### EXTRACTED INFORMATION
.....

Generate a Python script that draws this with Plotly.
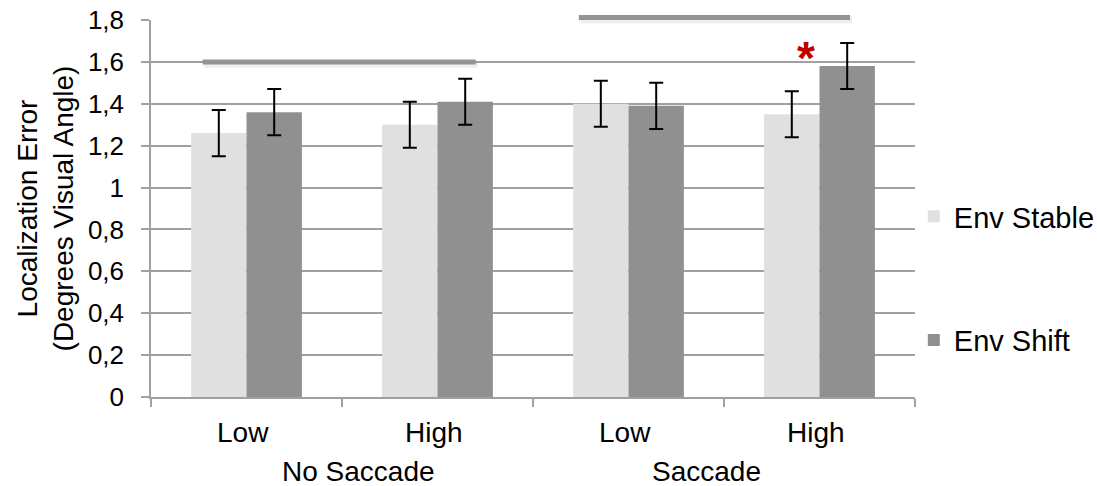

.....

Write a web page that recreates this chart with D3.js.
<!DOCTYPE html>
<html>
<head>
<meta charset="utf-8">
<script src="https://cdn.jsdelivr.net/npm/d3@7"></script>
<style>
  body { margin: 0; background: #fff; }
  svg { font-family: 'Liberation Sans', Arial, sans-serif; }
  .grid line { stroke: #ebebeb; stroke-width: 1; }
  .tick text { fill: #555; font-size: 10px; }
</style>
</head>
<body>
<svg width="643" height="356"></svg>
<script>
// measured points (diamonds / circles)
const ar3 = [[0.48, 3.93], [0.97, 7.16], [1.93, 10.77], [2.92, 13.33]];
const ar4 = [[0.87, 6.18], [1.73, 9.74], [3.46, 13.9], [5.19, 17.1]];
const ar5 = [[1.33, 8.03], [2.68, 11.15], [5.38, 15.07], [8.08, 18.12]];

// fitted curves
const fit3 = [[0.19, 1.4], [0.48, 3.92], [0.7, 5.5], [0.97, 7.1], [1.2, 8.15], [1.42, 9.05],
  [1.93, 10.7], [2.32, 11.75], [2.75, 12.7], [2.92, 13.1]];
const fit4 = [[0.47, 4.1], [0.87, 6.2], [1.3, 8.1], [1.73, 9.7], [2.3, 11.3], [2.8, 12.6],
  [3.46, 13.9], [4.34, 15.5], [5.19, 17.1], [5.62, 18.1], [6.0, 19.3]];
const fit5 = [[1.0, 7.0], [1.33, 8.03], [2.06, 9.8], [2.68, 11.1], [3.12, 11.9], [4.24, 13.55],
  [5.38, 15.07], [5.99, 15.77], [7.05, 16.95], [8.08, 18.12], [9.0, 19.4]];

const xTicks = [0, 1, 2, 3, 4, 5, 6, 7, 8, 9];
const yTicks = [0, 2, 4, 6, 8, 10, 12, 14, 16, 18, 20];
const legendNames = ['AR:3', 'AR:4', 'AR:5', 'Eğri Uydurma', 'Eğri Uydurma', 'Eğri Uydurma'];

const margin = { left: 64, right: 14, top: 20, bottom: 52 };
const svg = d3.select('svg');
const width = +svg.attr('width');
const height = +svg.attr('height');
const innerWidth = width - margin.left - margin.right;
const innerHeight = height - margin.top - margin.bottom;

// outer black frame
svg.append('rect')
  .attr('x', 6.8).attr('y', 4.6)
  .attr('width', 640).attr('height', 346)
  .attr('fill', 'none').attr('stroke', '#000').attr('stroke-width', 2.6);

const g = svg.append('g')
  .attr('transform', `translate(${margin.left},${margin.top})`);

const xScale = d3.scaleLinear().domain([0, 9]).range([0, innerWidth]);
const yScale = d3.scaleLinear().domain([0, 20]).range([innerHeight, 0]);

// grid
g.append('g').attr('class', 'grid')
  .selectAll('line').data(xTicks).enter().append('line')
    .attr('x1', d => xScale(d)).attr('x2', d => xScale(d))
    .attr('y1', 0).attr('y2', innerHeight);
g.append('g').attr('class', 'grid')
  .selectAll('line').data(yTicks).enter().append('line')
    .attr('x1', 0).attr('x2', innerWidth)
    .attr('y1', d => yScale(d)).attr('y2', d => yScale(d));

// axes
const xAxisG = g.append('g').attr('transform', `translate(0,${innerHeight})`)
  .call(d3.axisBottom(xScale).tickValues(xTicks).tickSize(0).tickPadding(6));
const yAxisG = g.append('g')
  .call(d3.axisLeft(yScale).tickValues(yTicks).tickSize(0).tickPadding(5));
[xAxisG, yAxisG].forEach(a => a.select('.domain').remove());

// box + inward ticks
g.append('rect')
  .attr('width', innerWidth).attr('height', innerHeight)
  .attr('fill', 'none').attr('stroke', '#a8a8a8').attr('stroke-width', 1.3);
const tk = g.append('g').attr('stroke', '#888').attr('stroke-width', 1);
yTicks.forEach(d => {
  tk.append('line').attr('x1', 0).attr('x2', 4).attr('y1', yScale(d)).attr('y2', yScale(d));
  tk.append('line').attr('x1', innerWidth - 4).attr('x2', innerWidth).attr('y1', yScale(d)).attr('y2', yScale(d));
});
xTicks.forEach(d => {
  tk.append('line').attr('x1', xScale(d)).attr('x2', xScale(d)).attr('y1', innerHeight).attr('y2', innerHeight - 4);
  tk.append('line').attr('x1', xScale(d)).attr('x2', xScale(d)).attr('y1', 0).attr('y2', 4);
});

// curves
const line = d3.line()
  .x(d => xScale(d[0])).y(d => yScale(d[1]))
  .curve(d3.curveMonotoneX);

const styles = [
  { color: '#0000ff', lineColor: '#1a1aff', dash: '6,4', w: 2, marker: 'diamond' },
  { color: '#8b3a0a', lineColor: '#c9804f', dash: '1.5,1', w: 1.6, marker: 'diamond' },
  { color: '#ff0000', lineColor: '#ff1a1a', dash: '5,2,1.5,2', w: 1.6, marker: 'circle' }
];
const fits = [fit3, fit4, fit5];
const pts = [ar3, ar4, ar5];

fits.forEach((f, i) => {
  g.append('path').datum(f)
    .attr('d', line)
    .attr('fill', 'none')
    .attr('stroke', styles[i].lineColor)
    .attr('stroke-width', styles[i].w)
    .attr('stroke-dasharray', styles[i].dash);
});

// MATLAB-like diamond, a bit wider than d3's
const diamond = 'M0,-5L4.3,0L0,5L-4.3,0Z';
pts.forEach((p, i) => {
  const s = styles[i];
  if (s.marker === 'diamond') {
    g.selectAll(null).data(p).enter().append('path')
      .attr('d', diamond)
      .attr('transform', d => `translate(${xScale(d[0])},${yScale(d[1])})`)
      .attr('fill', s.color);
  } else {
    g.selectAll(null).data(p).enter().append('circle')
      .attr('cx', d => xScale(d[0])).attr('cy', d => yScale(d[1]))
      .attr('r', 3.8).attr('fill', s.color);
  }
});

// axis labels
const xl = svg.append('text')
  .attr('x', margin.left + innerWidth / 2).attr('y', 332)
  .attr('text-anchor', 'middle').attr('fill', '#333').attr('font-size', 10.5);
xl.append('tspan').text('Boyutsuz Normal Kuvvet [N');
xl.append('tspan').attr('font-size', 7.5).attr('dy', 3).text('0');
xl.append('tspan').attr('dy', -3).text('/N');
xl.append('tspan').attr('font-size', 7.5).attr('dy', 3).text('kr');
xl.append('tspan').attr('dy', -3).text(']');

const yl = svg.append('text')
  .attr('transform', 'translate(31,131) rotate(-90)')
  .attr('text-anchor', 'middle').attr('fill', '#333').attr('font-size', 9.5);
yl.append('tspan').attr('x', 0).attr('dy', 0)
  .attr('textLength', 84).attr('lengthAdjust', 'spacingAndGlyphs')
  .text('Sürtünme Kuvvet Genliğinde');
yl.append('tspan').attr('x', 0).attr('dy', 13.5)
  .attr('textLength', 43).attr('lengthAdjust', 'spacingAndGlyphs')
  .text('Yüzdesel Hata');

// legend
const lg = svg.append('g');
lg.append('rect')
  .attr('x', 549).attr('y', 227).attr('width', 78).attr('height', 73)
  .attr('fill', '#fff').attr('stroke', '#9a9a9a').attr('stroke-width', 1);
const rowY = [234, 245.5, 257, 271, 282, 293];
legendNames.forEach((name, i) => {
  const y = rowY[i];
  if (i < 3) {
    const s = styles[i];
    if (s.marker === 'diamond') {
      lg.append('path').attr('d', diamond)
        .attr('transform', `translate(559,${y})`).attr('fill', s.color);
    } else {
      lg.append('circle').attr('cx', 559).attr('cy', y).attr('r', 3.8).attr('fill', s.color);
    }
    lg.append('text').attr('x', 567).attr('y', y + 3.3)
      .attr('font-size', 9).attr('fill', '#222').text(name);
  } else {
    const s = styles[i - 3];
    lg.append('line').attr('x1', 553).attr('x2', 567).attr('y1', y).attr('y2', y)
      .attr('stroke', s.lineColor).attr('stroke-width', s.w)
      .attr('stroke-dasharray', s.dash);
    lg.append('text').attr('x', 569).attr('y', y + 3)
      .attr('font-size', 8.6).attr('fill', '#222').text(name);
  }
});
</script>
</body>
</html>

.....

### THE TASK
Copy out precisely the lines that begin at the line containing "Write a web" and end at the line containing "const legendNames = ['AR:3', 'AR:4', 'AR:5', 'Eğri", including both; write nothing else.

### RESPONSE TO THE TASK
Write a web page that recreates this chart with D3.js.
<!DOCTYPE html>
<html>
<head>
<meta charset="utf-8">
<script src="https://cdn.jsdelivr.net/npm/d3@7"></script>
<style>
  body { margin: 0; background: #fff; }
  svg { font-family: 'Liberation Sans', Arial, sans-serif; }
  .grid line { stroke: #ebebeb; stroke-width: 1; }
  .tick text { fill: #555; font-size: 10px; }
</style>
</head>
<body>
<svg width="643" height="356"></svg>
<script>
// measured points (diamonds / circles)
const ar3 = [[0.48, 3.93], [0.97, 7.16], [1.93, 10.77], [2.92, 13.33]];
const ar4 = [[0.87, 6.18], [1.73, 9.74], [3.46, 13.9], [5.19, 17.1]];
const ar5 = [[1.33, 8.03], [2.68, 11.15], [5.38, 15.07], [8.08, 18.12]];

// fitted curves
const fit3 = [[0.19, 1.4], [0.48, 3.92], [0.7, 5.5], [0.97, 7.1], [1.2, 8.15], [1.42, 9.05],
  [1.93, 10.7], [2.32, 11.75], [2.75, 12.7], [2.92, 13.1]];
const fit4 = [[0.47, 4.1], [0.87, 6.2], [1.3, 8.1], [1.73, 9.7], [2.3, 11.3], [2.8, 12.6],
  [3.46, 13.9], [4.34, 15.5], [5.19, 17.1], [5.62, 18.1], [6.0, 19.3]];
const fit5 = [[1.0, 7.0], [1.33, 8.03], [2.06, 9.8], [2.68, 11.1], [3.12, 11.9], [4.24, 13.55],
  [5.38, 15.07], [5.99, 15.77], [7.05, 16.95], [8.08, 18.12], [9.0, 19.4]];

const xTicks = [0, 1, 2, 3, 4, 5, 6, 7, 8, 9];
const yTicks = [0, 2, 4, 6, 8, 10, 12, 14, 16, 18, 20];
const legendNames = ['AR:3', 'AR:4', 'AR:5', 'Eğri Uydurma', 'Eğri Uydurma', 'Eğri Uydurma'];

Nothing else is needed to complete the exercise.